| What the task asks |
Check each line of the material. Copy those containing "this".

| Dataset records |
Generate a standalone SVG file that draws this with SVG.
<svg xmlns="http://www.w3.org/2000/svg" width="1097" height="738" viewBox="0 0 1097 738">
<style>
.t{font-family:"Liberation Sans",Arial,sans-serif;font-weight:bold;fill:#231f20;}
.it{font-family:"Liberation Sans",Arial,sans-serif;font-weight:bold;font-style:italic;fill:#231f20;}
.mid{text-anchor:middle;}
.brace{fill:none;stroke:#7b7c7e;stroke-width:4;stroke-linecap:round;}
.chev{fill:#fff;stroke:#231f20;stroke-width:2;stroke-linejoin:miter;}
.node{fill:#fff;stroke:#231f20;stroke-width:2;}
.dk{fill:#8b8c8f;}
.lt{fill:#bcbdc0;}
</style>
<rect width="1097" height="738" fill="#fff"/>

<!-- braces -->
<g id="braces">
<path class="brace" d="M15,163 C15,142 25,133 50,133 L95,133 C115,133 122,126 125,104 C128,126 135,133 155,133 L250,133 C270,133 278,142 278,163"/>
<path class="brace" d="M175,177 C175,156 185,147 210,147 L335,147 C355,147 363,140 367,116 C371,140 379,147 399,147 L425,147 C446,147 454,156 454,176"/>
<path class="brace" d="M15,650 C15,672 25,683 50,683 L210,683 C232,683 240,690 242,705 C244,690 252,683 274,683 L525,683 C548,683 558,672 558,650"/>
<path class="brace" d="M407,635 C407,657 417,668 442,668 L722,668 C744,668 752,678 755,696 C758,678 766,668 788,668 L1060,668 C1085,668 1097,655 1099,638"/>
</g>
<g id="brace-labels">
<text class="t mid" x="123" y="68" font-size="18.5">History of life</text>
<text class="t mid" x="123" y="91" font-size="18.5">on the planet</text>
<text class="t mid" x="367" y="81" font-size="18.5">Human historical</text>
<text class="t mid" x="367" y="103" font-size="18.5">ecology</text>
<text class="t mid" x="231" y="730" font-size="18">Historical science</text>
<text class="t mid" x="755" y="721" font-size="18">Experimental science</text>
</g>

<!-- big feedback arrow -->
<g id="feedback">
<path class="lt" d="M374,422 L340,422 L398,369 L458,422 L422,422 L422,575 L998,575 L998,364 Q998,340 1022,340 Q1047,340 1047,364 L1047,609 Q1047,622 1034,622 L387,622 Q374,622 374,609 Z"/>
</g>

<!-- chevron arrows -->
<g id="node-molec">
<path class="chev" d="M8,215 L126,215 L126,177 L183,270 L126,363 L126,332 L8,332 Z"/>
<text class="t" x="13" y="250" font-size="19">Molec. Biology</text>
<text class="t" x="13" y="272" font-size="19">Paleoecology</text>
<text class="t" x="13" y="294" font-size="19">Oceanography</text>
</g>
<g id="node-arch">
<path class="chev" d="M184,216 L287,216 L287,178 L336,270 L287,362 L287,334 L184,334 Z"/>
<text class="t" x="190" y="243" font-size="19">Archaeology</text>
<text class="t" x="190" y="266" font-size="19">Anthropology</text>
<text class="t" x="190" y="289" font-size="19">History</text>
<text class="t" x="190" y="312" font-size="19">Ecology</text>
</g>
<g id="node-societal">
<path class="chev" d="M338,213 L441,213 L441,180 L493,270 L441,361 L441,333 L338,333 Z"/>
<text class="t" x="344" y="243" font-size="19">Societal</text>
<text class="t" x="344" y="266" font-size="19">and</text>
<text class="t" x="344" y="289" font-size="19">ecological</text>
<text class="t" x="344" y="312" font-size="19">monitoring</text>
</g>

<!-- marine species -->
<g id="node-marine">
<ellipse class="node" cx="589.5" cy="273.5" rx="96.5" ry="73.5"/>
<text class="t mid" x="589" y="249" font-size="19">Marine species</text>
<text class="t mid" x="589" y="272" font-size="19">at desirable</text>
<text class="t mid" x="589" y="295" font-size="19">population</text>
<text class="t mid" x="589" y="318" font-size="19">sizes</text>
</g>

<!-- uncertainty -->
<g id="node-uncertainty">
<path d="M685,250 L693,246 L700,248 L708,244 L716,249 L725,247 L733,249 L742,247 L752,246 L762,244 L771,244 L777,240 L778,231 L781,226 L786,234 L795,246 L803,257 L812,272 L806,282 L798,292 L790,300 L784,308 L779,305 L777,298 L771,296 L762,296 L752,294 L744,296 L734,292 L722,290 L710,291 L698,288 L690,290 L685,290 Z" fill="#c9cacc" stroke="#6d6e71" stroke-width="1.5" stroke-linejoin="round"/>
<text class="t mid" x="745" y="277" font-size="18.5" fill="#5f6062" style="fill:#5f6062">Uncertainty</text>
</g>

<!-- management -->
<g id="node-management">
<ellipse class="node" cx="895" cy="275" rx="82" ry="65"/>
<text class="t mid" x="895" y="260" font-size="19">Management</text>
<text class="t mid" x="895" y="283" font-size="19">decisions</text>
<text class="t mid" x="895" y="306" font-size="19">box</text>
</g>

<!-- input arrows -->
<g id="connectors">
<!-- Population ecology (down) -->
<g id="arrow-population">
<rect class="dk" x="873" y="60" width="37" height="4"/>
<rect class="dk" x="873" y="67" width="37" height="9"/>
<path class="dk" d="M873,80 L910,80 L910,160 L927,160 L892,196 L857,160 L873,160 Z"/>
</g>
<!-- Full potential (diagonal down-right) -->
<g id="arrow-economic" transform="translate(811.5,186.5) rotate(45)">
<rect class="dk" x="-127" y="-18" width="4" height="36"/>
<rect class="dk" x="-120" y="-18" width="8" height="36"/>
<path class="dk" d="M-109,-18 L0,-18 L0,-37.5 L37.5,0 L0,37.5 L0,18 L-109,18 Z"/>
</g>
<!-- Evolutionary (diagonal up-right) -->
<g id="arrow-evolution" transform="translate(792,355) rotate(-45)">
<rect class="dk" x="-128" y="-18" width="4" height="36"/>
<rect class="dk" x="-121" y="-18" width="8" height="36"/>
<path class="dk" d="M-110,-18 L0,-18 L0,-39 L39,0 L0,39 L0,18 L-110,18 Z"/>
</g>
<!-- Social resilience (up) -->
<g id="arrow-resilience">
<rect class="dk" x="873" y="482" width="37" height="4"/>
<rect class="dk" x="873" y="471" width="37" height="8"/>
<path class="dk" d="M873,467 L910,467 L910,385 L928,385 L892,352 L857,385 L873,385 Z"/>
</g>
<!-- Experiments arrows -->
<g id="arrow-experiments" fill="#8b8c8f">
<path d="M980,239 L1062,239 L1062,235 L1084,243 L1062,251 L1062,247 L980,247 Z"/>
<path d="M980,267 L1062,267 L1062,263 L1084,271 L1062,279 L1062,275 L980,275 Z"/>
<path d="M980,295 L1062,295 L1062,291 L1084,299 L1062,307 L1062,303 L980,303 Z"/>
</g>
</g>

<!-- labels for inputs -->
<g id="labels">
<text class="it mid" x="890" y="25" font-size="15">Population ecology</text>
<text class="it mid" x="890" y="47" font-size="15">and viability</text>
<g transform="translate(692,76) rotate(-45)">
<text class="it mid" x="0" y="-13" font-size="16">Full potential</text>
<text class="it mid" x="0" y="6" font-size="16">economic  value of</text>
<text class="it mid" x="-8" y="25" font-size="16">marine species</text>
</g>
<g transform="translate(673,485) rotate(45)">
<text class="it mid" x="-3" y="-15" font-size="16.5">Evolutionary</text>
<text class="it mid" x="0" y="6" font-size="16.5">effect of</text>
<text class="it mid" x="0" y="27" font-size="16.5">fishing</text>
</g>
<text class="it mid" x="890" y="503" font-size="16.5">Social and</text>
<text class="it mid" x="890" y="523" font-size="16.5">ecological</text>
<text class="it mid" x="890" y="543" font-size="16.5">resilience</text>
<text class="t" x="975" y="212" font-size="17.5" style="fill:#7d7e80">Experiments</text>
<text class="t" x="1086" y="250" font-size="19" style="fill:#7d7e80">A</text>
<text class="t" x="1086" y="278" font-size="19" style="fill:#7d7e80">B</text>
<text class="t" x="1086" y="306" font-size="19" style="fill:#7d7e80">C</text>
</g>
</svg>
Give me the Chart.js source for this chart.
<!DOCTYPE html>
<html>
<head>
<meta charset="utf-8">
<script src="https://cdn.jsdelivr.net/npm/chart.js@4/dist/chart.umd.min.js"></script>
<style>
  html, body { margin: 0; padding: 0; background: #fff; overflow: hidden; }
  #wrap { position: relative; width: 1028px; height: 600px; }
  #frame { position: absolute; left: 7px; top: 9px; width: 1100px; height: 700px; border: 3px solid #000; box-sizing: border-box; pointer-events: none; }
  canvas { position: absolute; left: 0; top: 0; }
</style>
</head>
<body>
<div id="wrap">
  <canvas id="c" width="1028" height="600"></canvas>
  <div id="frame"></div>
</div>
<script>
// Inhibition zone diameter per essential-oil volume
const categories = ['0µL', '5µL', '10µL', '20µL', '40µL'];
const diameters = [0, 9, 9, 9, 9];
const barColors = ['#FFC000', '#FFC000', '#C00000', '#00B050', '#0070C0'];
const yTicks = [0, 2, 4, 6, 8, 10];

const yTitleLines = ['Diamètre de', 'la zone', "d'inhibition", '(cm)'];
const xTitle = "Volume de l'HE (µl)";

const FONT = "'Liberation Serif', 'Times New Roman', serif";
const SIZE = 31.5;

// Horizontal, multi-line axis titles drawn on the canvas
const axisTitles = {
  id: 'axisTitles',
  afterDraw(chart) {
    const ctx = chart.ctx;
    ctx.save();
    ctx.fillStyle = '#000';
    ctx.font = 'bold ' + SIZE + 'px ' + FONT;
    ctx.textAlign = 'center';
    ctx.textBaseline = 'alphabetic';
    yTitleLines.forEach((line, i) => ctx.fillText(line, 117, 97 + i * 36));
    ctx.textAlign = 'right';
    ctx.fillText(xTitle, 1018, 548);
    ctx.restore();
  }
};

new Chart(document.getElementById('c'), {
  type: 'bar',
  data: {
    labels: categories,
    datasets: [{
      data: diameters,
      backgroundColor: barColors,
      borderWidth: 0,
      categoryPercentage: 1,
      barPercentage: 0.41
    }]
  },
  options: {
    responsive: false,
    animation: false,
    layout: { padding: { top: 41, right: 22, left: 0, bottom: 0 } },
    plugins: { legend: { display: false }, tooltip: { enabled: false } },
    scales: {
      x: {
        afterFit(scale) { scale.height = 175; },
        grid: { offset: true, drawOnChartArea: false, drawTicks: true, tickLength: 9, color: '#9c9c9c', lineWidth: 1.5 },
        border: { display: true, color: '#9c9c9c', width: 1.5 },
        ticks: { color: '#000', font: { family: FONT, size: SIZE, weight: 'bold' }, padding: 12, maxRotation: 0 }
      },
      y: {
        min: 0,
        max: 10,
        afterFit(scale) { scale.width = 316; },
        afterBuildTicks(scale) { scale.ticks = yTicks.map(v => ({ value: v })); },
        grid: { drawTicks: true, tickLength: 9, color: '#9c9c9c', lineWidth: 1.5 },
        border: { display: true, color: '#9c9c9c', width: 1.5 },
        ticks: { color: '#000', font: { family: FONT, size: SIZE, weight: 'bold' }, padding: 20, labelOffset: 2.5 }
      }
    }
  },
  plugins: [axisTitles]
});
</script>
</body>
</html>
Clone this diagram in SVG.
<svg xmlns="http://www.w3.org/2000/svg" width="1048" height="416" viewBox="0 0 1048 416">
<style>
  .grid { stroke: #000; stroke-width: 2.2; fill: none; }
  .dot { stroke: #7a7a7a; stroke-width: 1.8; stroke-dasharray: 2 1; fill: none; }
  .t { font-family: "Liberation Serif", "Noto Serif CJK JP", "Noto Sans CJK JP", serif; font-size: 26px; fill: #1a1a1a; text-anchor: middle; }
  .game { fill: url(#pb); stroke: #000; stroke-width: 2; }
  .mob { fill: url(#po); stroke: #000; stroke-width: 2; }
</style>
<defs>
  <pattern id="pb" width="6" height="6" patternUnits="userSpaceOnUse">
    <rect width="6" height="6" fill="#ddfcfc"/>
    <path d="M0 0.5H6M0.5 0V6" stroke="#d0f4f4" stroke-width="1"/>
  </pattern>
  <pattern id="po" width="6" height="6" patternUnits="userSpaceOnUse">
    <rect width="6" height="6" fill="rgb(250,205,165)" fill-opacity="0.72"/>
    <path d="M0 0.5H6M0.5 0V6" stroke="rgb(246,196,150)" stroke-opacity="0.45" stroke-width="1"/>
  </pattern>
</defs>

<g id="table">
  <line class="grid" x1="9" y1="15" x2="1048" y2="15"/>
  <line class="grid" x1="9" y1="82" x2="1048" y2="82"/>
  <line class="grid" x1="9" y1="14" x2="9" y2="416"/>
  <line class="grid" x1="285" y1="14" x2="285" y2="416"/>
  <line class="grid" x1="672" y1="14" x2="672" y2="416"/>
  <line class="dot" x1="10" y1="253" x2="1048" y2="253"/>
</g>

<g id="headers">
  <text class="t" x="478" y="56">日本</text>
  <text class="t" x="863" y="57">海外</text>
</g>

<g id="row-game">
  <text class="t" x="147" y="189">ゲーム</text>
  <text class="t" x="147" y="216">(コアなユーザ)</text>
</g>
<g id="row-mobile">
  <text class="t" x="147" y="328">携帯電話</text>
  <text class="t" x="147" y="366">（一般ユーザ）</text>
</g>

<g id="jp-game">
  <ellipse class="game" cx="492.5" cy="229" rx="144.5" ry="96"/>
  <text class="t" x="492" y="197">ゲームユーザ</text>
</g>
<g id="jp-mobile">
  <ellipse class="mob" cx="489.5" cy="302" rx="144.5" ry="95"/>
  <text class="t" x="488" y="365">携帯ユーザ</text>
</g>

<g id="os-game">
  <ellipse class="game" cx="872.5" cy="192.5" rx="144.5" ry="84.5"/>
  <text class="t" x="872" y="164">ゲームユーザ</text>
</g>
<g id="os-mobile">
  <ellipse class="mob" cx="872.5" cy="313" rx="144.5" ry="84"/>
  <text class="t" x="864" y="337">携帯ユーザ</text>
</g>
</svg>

| Complete answer |
Generate a standalone SVG file that draws this with SVG.
Give me the Chart.js source for this chart.
Clone this diagram in SVG.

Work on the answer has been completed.